Blog post by Rod Spaw
Viewing events through a political or ideological lens did not start with the internet, Fox News or MSNBC. It was not uncommon, in fact, for newspapers throughout much of U.S. history to rely on political patronage for their success. Even when the advertising model of business took over in the 20th century, many editors still touted their politics in news and opinion columns.
One notable practitioner of this “old-school journalism” in Bloomington was Henry James Feltus, who published newspapers here for 51 years, beginning in 1875. Feltus came to Bloomington from Greencastle at the behest of local Democrats who had seen “their paper” taken over by Republican owners, leaving the party without a vehicle to promote its views. An invitation, however, did not guarantee profitability, as Feltus recounted 25 years later in an article commemorating his silver anniversary as a Bloomington newspaper publisher.
“It took a great deal of nerve to publish a Democratic paper in Bloomington, as all previous efforts in that way had failed,” Feltus wrote, citing four unsuccessful attempts by other publishers before the first issue of his newspaper, the Bloomington Courier, appeared on October 28, 1875. Indeed, the first years of the Courier were rocky financially, the editor recalled, in part because of the fickle faith of Monroe County Democrats, who had not enjoyed great electoral success since the Civil War.
“After the first issue of the Courier appeared, about a dozen Democrats concluded to raise a ‘bonus’ of $300, which they did by going on a note to the First National Bank for that amount. I signed the note also, and when it became due, the bank was told by my ‘bonus’ friends to make it out of me,” the editor recalled.
The bank sued for repayment, which Feltus said began a series of difficulties with the county sheriff, Republican L.E. McKenney, who did not care for the “roasting” the editor handed out regularly to Republicans in general, and Republican county elected officials in particular.

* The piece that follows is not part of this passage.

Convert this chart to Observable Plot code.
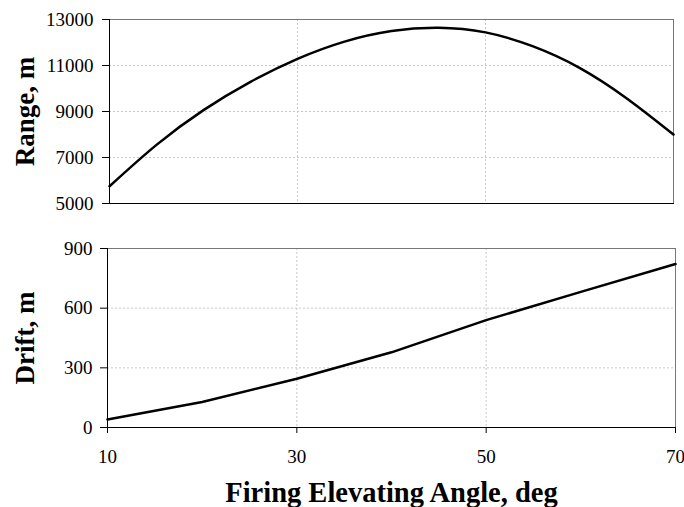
<!DOCTYPE html>
<html>
<head>
<meta charset="utf-8">
<script src="https://cdn.jsdelivr.net/npm/d3@7"></script>
<script src="https://cdn.jsdelivr.net/npm/@observablehq/plot@0.6"></script>
<style>
  body { margin: 0; background: #fff; }
  #chart svg { display: block; }
</style>
</head>
<body>
<div id="chart"></div>
<script>
const rangeAngles = [10, 15, 20, 25, 30, 35, 40, 45, 50, 55, 60, 65, 70];
const rangeValues = [5750, 7550, 9060, 10290, 11290, 12040, 12500, 12640, 12440, 11840, 10900, 9580, 8000];
const driftAngles = [10, 20, 30, 40, 50, 60, 70];
const driftValues = [40, 128, 245, 378, 540, 682, 822];
const xTicks = [10, 30, 50, 70];
const rangeTicks = [5000, 7000, 9000, 11000, 13000];
const driftTicks = [0, 300, 600, 900];

const rangeData = rangeAngles.map((a, i) => ({angle: a, value: rangeValues[i]}));
const driftData = driftAngles.map((a, i) => ({angle: a, value: driftValues[i]}));

const font = "'Liberation Serif', 'Times New Roman', serif";
const gridStyle = {stroke: "#c8c8c8", strokeOpacity: 1, strokeDasharray: "2,2"};

const rangeChart = Plot.plot({
  width: 684,
  height: 225,
  marginLeft: 109,
  marginRight: 11,
  marginTop: 19,
  marginBottom: 22,
  style: {fontFamily: font, fontSize: "19px", color: "#000", background: "#fff"},
  x: {domain: [10, 70], ticks: xTicks},
  y: {domain: [5000, 13000], ticks: rangeTicks},
  marks: [
    Plot.gridX(xTicks.filter(t => t !== 10 && t !== 70), gridStyle),
    Plot.gridY(rangeTicks.filter(t => t !== 5000 && t !== 13000), gridStyle),
    Plot.axisX({ticks: [], label: null}),
    Plot.axisY({ticks: rangeTicks, tickSize: 7, tickPadding: 9, tickFormat: d => String(d),
      label: "Range, m", labelAnchor: "center", labelArrow: "none", labelOffset: 95}),
    Plot.frame({anchor: "top", stroke: "#777"}),
    Plot.frame({anchor: "right", stroke: "#777"}),
    Plot.frame({anchor: "left", stroke: "#000"}),
    Plot.frame({anchor: "bottom", stroke: "#000"}),
    Plot.line(rangeData, {x: "angle", y: "value", stroke: "#000", strokeWidth: 2.5, curve: "natural"})
  ]
});

const driftChart = Plot.plot({
  width: 684,
  height: 282,
  marginLeft: 107,
  marginRight: 9,
  marginTop: 23,
  marginBottom: 80,
  style: {fontFamily: font, fontSize: "19px", color: "#000", background: "#fff"},
  x: {domain: [10, 70], ticks: xTicks},
  y: {domain: [0, 900], ticks: driftTicks},
  marks: [
    Plot.gridX(xTicks.filter(t => t !== 10 && t !== 70), gridStyle),
    Plot.gridY(driftTicks.filter(t => t !== 0 && t !== 900), gridStyle),
    Plot.axisX({ticks: xTicks, tickSize: 6, tickPadding: 16, tickFormat: d => String(d),
      label: "Firing Elevating Angle, deg", labelAnchor: "center", labelArrow: "none", labelOffset: 74}),
    Plot.axisY({ticks: driftTicks, tickSize: 7, tickPadding: 8, tickFormat: d => String(d),
      label: "Drift, m", labelAnchor: "center", labelArrow: "none", labelOffset: 93}),
    Plot.frame({anchor: "top", stroke: "#777"}),
    Plot.frame({anchor: "right", stroke: "#777"}),
    Plot.frame({anchor: "left", stroke: "#000"}),
    Plot.frame({anchor: "bottom", stroke: "#000"}),
    Plot.line(driftData, {x: "angle", y: "value", stroke: "#000", strokeWidth: 2.5})
  ]
});

// Make axis labels bold and larger
for (const svg of [rangeChart, driftChart]) {
  svg.querySelectorAll("g[aria-label='y-axis label'] text").forEach(t => {
    t.setAttribute("font-weight", "bold");
    t.setAttribute("font-size", "27px");
  });
  svg.querySelectorAll("g[aria-label='x-axis label'] text").forEach(t => {
    t.setAttribute("font-weight", "bold");
    t.setAttribute("font-size", "28.5px");
  });
}

document.getElementById("chart").append(rangeChart, driftChart);
</script>
</body>
</html>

“This was something the latter, especially, were not used to, so about every issue of the Courier brought a visit from the sheriff who insisted on the payment of the (note),” Feltus wrote in 1900. “The income of the office then was barely enough to meet living expenses, as but a few Democrats were loyal enough to pay in advance for the paper for fear it would fail or sell out to the Republicans.”
Feltus wrote that he always managed to make a payment on the debt to thwart the sheriff until the entire amount was repaid. He said the newspaper’ fortunes improved in 1878 when a Democrat was elected County Auditor for the first time since 1863. “This gave the Courier considerable ‘official pap’; hence it had comparatively smooth sailing,” Feltus wrote. “Finally, a good many Republicans began to admire the ‘pluck’ of the Courier and recognized that they had not only a good local paper but a ‘foeman worthy of their steel’ politically.”
As if proof, Feltus’ recollections of his early days in Bloomington did not appear in the Courier, but in the Bloomington Telephone, a Republican newspaper begun in 1876 by Walter Bradfute. Bradfute and Feltus became friends, despite being opposites politically. The two men even partnered during the 1880s in operation of the town’s Opera House, located on the second floor of a building on the south side of the courthouse square.
Feltus’ Democratic credentials remained intact despite his friendship with Bradfute. He was appointed Bloomington postmaster during the second term of Democratic President Grover Cleveland (1893-1897), and Feltus was elected in 1880 to a seat on the Bloomington City Council
Feltus sold the Courier in 1894, but his absence from local newspapers was brief. In 1895, his son Harry started a weekly newspaper, the Bloomington Star. Henry subsequently joined the editorial staff, as did Henry’s only daughter, Gertrude. Later, son Paul also would become a partner in the business.
The Bloomington Star became the Star-Courier in 1942 and continued as a Feltus family enterprise until ending publication in 1965. Henry J. Feltus died in 1926 after a short illness at age 80. He still was writing for the newspaper at the time of his death.
Sources: “Early trials and triumphs in starting Democratic newspaper,” Bloomington Telephone, Nov. 30, 1900; History of Morgan, Monroe and Brown Counties, 1884; “Story of Feltus Newspapers or Yesterday and Today,” Bloomington Star Courier, March 11, 1952; “Last Rites for Veteran Newspaper Man,” Star Courier, Jan. 15, 1926.